I can’t write for a few minutes, take a phone call, write for a few more minutes, go do dishes, write again, clear my desk and then write some more. Once I settle in to write, nothing can distract me or I’m sunk.

Now, I’m a multi-tasker from way back. My mind will fling itself a million different ways in order to finish lots of things. I particularly like it when I can start a project on one machine, let it work and do something else while it’s going.

When it comes to writing, though … I need to clear out the dross and find silence. Lots and lots of uninterrupted silence.

Between getting taxes done (that loomed for a couple of days) and then cleaning in order to have people here, dealing with a Jeep in need of TLC and pushing packages to the mailbox, I’ve spent my time doing tasks. Those have filled my world and while it’s great to have them finished, once I drop into bed, I look longingly into the room in my mind that holds my stories. I see them in there, talking among themselves and want to join them. But at that point my eyes are drooping, I’m yawning, and I know that all I will hear from them is mumbling. Nothing will be clear.

It’s funny. Even though I spend most of my life being a hermit … writing as a hermit, I’m desperately jealous of that time.

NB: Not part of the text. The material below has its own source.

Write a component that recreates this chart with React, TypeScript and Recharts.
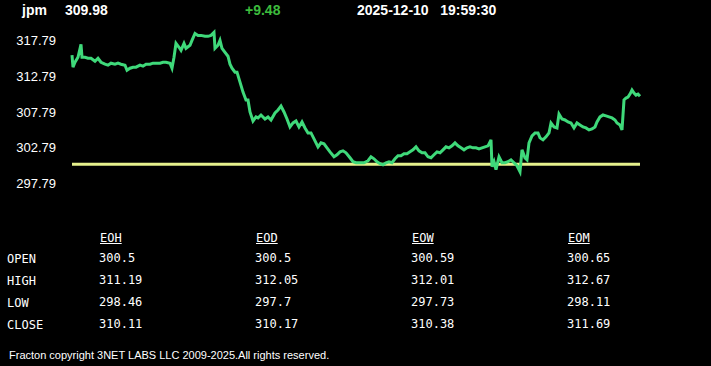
import { LineChart, Line, XAxis, YAxis, ReferenceLine } from "recharts";

// sample index across the session (0..568) and the price at that sample
const bars = [
  0, 1, 3, 6, 9, 10, 13, 16, 19, 23, 26, 29, 33, 36, 39, 43, 46, 49, 53, 55, 58, 61, 64, 68, 71, 74, 78, 81, 84, 88,
  91, 94, 98, 100, 102, 104, 107, 109, 112, 114, 118, 120, 123, 126, 129, 133, 136, 139, 142, 143, 146, 148, 150,
  153, 156, 158, 160, 163, 165, 168, 171, 174, 176, 178, 181, 184, 186, 189, 193, 196, 199, 203, 206, 209, 212, 215,
  218, 221, 224, 227, 230, 233, 236, 239, 242, 246, 249, 252, 255, 258, 262, 265, 268, 271, 274, 278, 281, 284, 288,
  292, 296, 299, 302, 305, 308, 311, 314, 317, 320, 323, 326, 329, 332, 335, 338, 341, 344, 347, 350, 353, 356, 359,
  362, 365, 368, 371, 374, 377, 380, 383, 386, 389, 392, 395, 398, 401, 404, 407, 410, 413, 416, 419, 420, 422, 424,
  427, 430, 433, 436, 439, 442, 445, 448, 450, 453, 455, 457, 460, 463, 466, 468, 471, 474, 477, 479, 482, 485, 487,
  490, 493, 496, 499, 502, 505, 508, 511, 514, 517, 520, 523, 525, 528, 531, 534, 537, 540, 543, 545, 548, 550, 552,
  554, 556, 558, 560, 562, 564, 566, 568,
];
const prices = [
  315.71, 314.04, 314.73, 315.43, 317.23, 315.43, 315.43, 315.29, 315.29, 314.87, 315.29, 314.73, 314.46, 314.32,
  314.6, 314.46, 314.6, 314.46, 314.32, 313.62, 313.9, 314.04, 314.04, 314.32, 314.18, 314.46, 314.46, 314.6, 314.6,
  314.6, 314.73, 314.73, 314.6, 313.9, 315.43, 317.37, 316.82, 316.4, 317.37, 316.68, 317.1, 317.79, 318.76, 318.48,
  318.48, 318.35, 318.35, 318.48, 318.9, 316.68, 317.1, 317.79, 316.68, 316.12, 315.57, 314.46, 313.9, 313.35, 313.35,
  311.96, 310.57, 309.46, 309.46, 307.79, 306.54, 307.1, 306.96, 307.37, 306.82, 307.1, 306.68, 307.65, 308.07,
  308.62, 307.79, 306.82, 305.71, 306.26, 306.54, 305.71, 306.4, 305.57, 304.87, 304.87, 304.04, 302.93, 303.49,
  303.35, 302.79, 302.23, 301.54, 301.82, 302.23, 302.37, 302.1, 301.4, 300.85, 300.71, 300.71, 300.71, 300.99,
  301.54, 301.26, 300.85, 300.57, 300.43, 300.71, 300.85, 300.71, 301.26, 301.68, 301.68, 301.96, 301.96, 302.23,
  302.51, 302.93, 302.37, 302.1, 302.1, 301.54, 301.4, 301.82, 302.23, 302.1, 302.51, 302.93, 302.79, 303.07, 303.49,
  303.07, 302.79, 302.51, 302.79, 302.93, 302.79, 302.79, 302.65, 302.79, 302.93, 303.07, 303.9, 300.15, 300.85,
  299.74, 301.54, 300.71, 300.71, 300.85, 301.12, 300.71, 300.29, 299.46, 302.51, 301.4, 301.12, 303.49, 304.46,
  304.87, 304.87, 304.18, 303.9, 304.32, 304.87, 306.26, 305.71, 305.57, 307.51, 306.82, 306.68, 306.4, 306.26,
  305.57, 306.26, 305.99, 305.71, 305.57, 305.29, 305.43, 305.71, 306.4, 307.1, 307.37, 307.24, 307.1, 306.96,
  306.68, 306.26, 305.99, 305.29, 309.46, 309.74, 309.87, 310.29, 310.85, 310.43, 310.15, 310.29, 309.98,
];

const prevClose = 300.5;
const yTicks = [297.79, 302.79, 307.79, 312.79, 317.79];

const symbol = "jpm";
const lastPrice = "309.98";
const change = "+9.48";
const date = "2025-12-10";
const time = "19:59:30";

const columns = ["EOH", "EOD", "EOW", "EOM"];
const rows = ["OPEN", "HIGH", "LOW", "CLOSE"];
const opens = ["300.5", "300.5", "300.59", "300.65"];
const highs = ["311.19", "312.05", "312.01", "312.67"];
const lows = ["298.46", "297.7", "297.73", "298.11"];
const closes = ["310.11", "310.17", "310.38", "311.69"];
const tableValues = [opens, highs, lows, closes];

const footer = "Fracton copyright 3NET LABS LLC 2009-2025.All rights reserved.";

const chartData = bars.map((b, i) => ({ bar: b, price: prices[i] }));

const sans = "'Liberation Sans', Arial, sans-serif";
const mono = "'DejaVu Sans Mono', monospace";

export default function App() {
  return (
    <div style={{ position: "relative", width: 711, height: 366, background: "#000", color: "#fff", fontFamily: sans }}>
      <style>{"body{margin:0;background:#000}"}</style>
      <div style={{ position: "absolute", top: 2, left: 22, fontSize: 14, fontWeight: "bold", lineHeight: "16px" }}>{symbol}</div>
      <div style={{ position: "absolute", top: 2, left: 65, fontSize: 14, fontWeight: "bold", lineHeight: "16px" }}>{lastPrice}</div>
      <div style={{ position: "absolute", top: 2, left: 245, fontSize: 14, fontWeight: "bold", lineHeight: "16px", color: "#3dbb3d" }}>{change}</div>
      <div style={{ position: "absolute", top: 2, left: 357, fontSize: 14, fontWeight: "bold", lineHeight: "16px", whiteSpace: "pre" }}>
        {`${date}   ${time}`}
      </div>

      <div style={{ position: "absolute", top: 0, left: 0 }}>
        <LineChart width={711} height={220} data={chartData} margin={{ top: 26, right: 71, bottom: 22, left: 0 }}>
          <XAxis dataKey="bar" type="number" domain={[0, 568]} hide />
          <YAxis
            type="number"
            domain={[295.79, 319.79]}
            ticks={yTicks}
            width={72}
            axisLine={false}
            tickLine={false}
            tickMargin={10}
            tick={{ fill: "#fff", fontSize: 13, fontFamily: sans }}
            tickFormatter={(v: number) => v.toFixed(2)}
            interval={0}
          />
          <ReferenceLine y={prevClose} stroke="#e6f08c" strokeWidth={3} />
          <Line type="linear" dataKey="price" stroke="#3fd97a" strokeWidth={3} dot={false} isAnimationActive={false} />
        </LineChart>
      </div>

      <div style={{ fontFamily: mono, fontSize: 12, lineHeight: "14px" }}>
        {columns.map((c, i) => (
          <div key={c} style={{ position: "absolute", top: 231, left: 100 + i * 156, textDecoration: "underline" }}>{c}</div>
        ))}
        {rows.map((r, ri) => (
          <div key={r}>
            <div style={{ position: "absolute", top: 252 + ri * 22, left: 7 }}>{r}</div>
            {tableValues[ri].map((v, ci) => (
              <div key={ci} style={{ position: "absolute", top: 251 + ri * 22, left: 99 + ci * 156 }}>{v}</div>
            ))}
          </div>
        ))}
      </div>

      <div style={{ position: "absolute", top: 348, left: 9, fontSize: 11, lineHeight: "14px" }}>{footer}</div>
    </div>
  );
}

I’m not a huge fan of the world interrupting me. I spent fifty years of my life living in interruptions. I loved every day of those years, but now that I’m here, I am almost frantic to hold on to these long drawn-out periods of peace, solitude and silence.

Max is coming up so that we can do some photography for the cover of Book 10. We’ll have a great weekend. And then, I can hardly wait to greet my stories again and listen as they fill my mind.